Farewell, My Lovely,
Raymond Chandler
Hamish Hamilton,
310pp, £12.99
“It was a warm day, almost the end of March, and I stood outside the barber shop looking up at the jutting neon sign of a second-floor dine and dice emporium called Florian’s. A man was looking up at the sign too. He was looking up at the dusky windows with a sort of ecstatic fixity of expression, like a hunky immigrant catching his first sight of the Statue of Liberty . . .” If you’ve never entered the gimlet-eyed world of Chandler, do so now, as the major novels are reissued in the original Hamish Hamilton covers to commemorate 50 years since the author’s death. Farewell, My Lovely (1940) is a benchmark for the literary crime novel. A parade of the lovelorn and the criminal, of “smooth shiny girls, hard-boiled and loaded with sin”, peoples the pages of this tale of American reinvention turned sour and bloody. Caught up in it all, naturally, is the kind-hearted schmuck and hard-headed private dick Philip Marlowe, Nemesis in a trench coat.
Joe Murphy
Ten Days that Changed the Nation: the Making of Modern Britain,
Stephen Pollard
Simon & Schuster, 243pp, £10.99
Stephen Pollard purports to offer an original approach to analysing postwar Britain. Where it was once the “great man” theory of history that distorted our study of the past, today it is our fixation with great events. Pollard aims to demonstrate how apparently insignificant days were of “fundamental importance to our nation’s development”. Germaine Greer, for example, is shown to have wielded an influence far beyond her own imagining: Pollard traces modern family breakdown to 24 October 1970, the day The Female Eunuch was published.

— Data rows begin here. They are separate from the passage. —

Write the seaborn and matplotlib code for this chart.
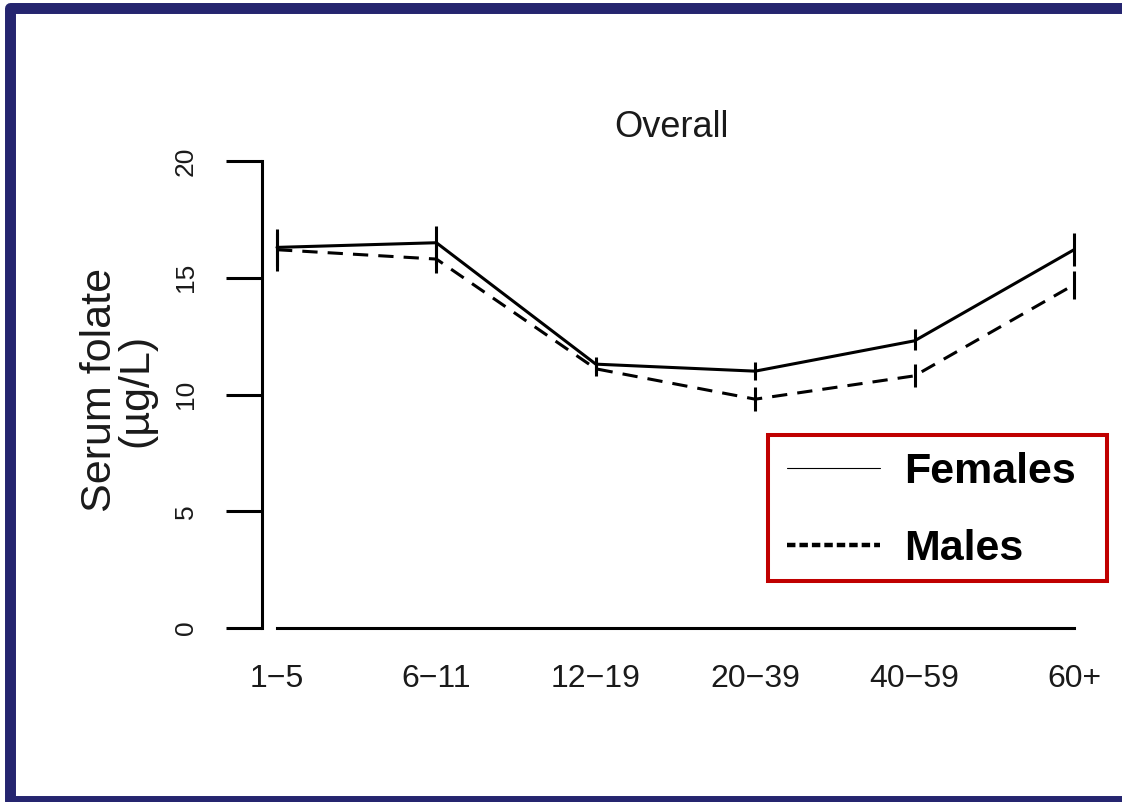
import numpy as np
import pandas as pd
import matplotlib
matplotlib.use("Agg")
import matplotlib.pyplot as plt
from matplotlib.lines import Line2D
from matplotlib.patches import Rectangle
import seaborn as sns

# Serum folate by age group (µg/L), means with interval bounds
age_groups = ["1\u22125", "6\u221211", "12\u221219", "20\u221239", "40\u221259", "60+"]
female_mean = [16.3, 16.5, 11.3, 11.0, 12.3, 16.2]
female_lo = [15.3, 15.6, 10.9, 10.6, 11.9, 15.5]
female_hi = [17.1, 17.2, 11.6, 11.4, 12.8, 16.9]
male_mean = [16.2, 15.8, 11.1, 9.8, 10.8, 14.7]
male_lo = [15.5, 15.2, 10.8, 9.3, 10.3, 14.1]
male_hi = [16.9, 16.5, 11.5, 10.3, 11.3, 15.3]
y_ticks = [0, 5, 10, 15, 20]

sns.set_theme(style="white")
plt.rcParams["font.family"] = ["Liberation Sans", "DejaVu Sans"]

df = pd.DataFrame({
    "Age": age_groups * 2,
    "Sex": ["Females"] * len(age_groups) + ["Males"] * len(age_groups),
    "Folate": female_mean + male_mean,
})

fig = plt.figure(figsize=(11.22, 8.02), dpi=100)
fig.patch.set_facecolor("white")
ax = fig.add_axes([262 / 1122, 174 / 802, 828 / 1122, 467 / 802])
ax.set_facecolor("white")

lw = 2.2
sns.lineplot(data=df, x="Age", y="Folate", style="Sex",
             dashes={"Females": "", "Males": (5, 3.3)},
             color="black", linewidth=lw, sort=False, legend=False, ax=ax)

pos = np.arange(len(age_groups))
ax.vlines(pos, female_lo, female_hi, color="black", linewidth=lw)
ax.vlines(pos, male_lo, male_hi, color="black", linewidth=lw)

ax.set_xlim(-15 / 159.4, 5 + 16 / 159.4)
ax.set_ylim(0, 20)
ax.set_yticks(y_ticks)
ax.set_yticklabels([str(t) for t in y_ticks])

for side in ["top", "right"]:
    ax.spines[side].set_visible(False)
for side in ["left", "bottom"]:
    ax.spines[side].set_color("black")
    ax.spines[side].set_linewidth(2.2)
ax.spines["left"].set_bounds(0, 20)
ax.spines["bottom"].set_bounds(0, 5)

txt = "#1a1a1a"
ax.tick_params(axis="y", length=26, width=2.2, color="black", pad=20,
               labelsize=19, labelcolor=txt, labelrotation=90, left=True)
for lab in ax.get_yticklabels():
    lab.set_va("center")
ax.tick_params(axis="x", length=0, pad=26, labelsize=23, labelcolor=txt)

ax.set_xlabel("")
ax.set_ylabel("Serum folate\n(µg/L)", fontsize=31, color=txt,
              linespacing=0.9, va="center")
ax.yaxis.set_label_coords((118 - 262) / 828, (628 - 390) / 467)

ax.set_title("Overall", fontsize=26, color=txt,
             x=(671 - 262) / 828, y=1 + (161 - 136) / 467, va="center")

# legend box
fig.patches.append(Rectangle((768 / 1122, (802 - 581) / 802),
                             (1107 - 768) / 1122, (581 - 435) / 802,
                             transform=fig.transFigure, fill=True,
                             facecolor="white", edgecolor="#c00000",
                             linewidth=2.9, zorder=5))
handles = [Line2D([], [], color="black", linewidth=0.8),
           Line2D([], [], color="black", linewidth=3.2, dashes=(1.9, 0.9))]
leg = fig.legend(handles, ["Females", "Males"], loc="upper left",
                 bbox_to_anchor=(787 / 1122, (802 - 452) / 802),
                 frameon=False, borderpad=0, borderaxespad=0,
                 handlelength=2.15, handletextpad=0.58, labelspacing=0.85,
                 labelcolor="black",
                 prop={"size": 31, "weight": "bold", "family": "Liberation Sans"})
leg.set_zorder(6)

# outer frame
fig.add_artist(Line2D([1.02, 9.5 / 1122, 9.5 / 1122, 1.02],
                      [1 / 802, 1 / 802, 794.5 / 802, 794.5 / 802],
                      transform=fig.transFigure, color="#25256f",
                      linewidth=7.9, solid_joinstyle="round"))

fig.savefig("out.png", dpi=100)
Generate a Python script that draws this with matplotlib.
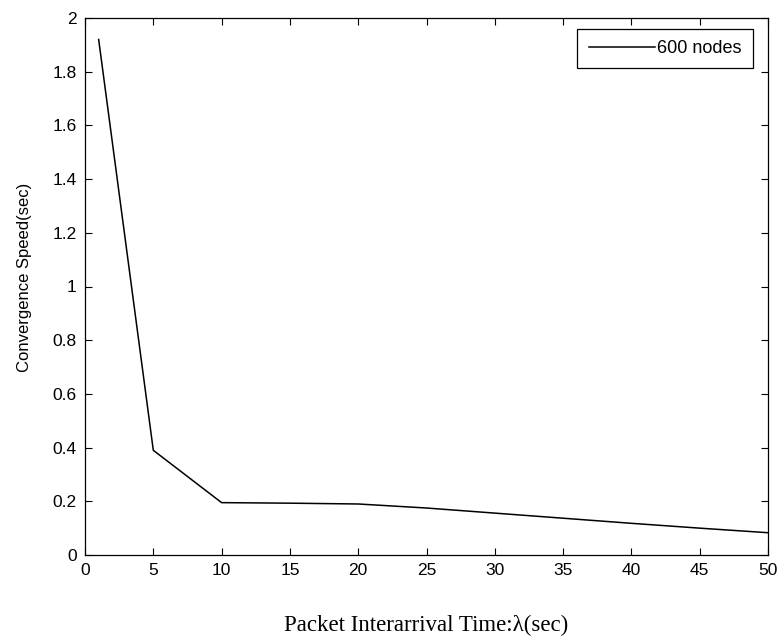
import matplotlib
matplotlib.use("Agg")
import matplotlib.pyplot as plt

# values
interarrival = [1, 5, 10, 15, 20, 25, 30, 35, 40, 45, 50]
speed_600 = [1.92, 0.39, 0.195, 0.193, 0.19, 0.175, 0.156, 0.137, 0.118, 0.10, 0.083]
x_ticks = list(range(0, 51, 5))
y_ticks = [0, 0.2, 0.4, 0.6, 0.8, 1, 1.2, 1.4, 1.6, 1.8, 2]
y_tick_labels = ["0", "0.2", "0.4", "0.6", "0.8", "1", "1.2", "1.4", "1.6", "1.8", "2"]

plt.rcParams["font.family"] = ["Liberation Sans", "DejaVu Sans"]

W, H = 782, 642
fig = plt.figure(figsize=(W / 100, H / 100), dpi=100)
# axes box in pixels: left 85, right 768, top 18, bottom 555
ax = fig.add_axes([85 / W, 1 - 555 / H, (768 - 85) / W, (555 - 18) / H])

ax.plot(interarrival, speed_600, color="black", lw=1.1, label="600 nodes")

ax.set_xlim(0, 50)
ax.set_ylim(0, 2)
ax.set_xticks(x_ticks)
ax.set_yticks(y_ticks)
ax.set_yticklabels(y_tick_labels)
ax.tick_params(direction="in", length=5, width=0.8, top=True, right=True,
               labelsize=12.5, colors="black", pad=6)
for s in ax.spines.values():
    s.set_linewidth(0.9)

ax.set_xlabel("Packet Interarrival Time:λ(sec)", fontsize=16.5,
              family=["Liberation Serif", "DejaVu Serif"], labelpad=26)
ax.set_ylabel("Convergence Speed(sec)", fontsize=12)
ax.yaxis.set_label_coords(-0.078, 0.517)

leg = ax.legend(loc="upper right", bbox_to_anchor=(0.978, 0.9795),
                fontsize=13, fancybox=False, framealpha=1,
                edgecolor="black", handlelength=3.7, borderpad=0.62,
                handletextpad=0.1, borderaxespad=0)
leg.get_frame().set_linewidth(0.9)

fig.savefig("out.png", dpi=100)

He is on surer ground when he discusses 15 June 1987, the day Prince Edward’s career as a television producer reached its nadir with It’s a Royal Knockout. However, a certain residual loyalty blinds him to the conclusion that a system based on hereditary rule will inevitably place mediocrities in positions of power.
Evelyn Waugh once complained that the Conservative Party had “never put the clock back by a single second”. After reading this jeremiad, it is hard to imagine that Pollard would not agree.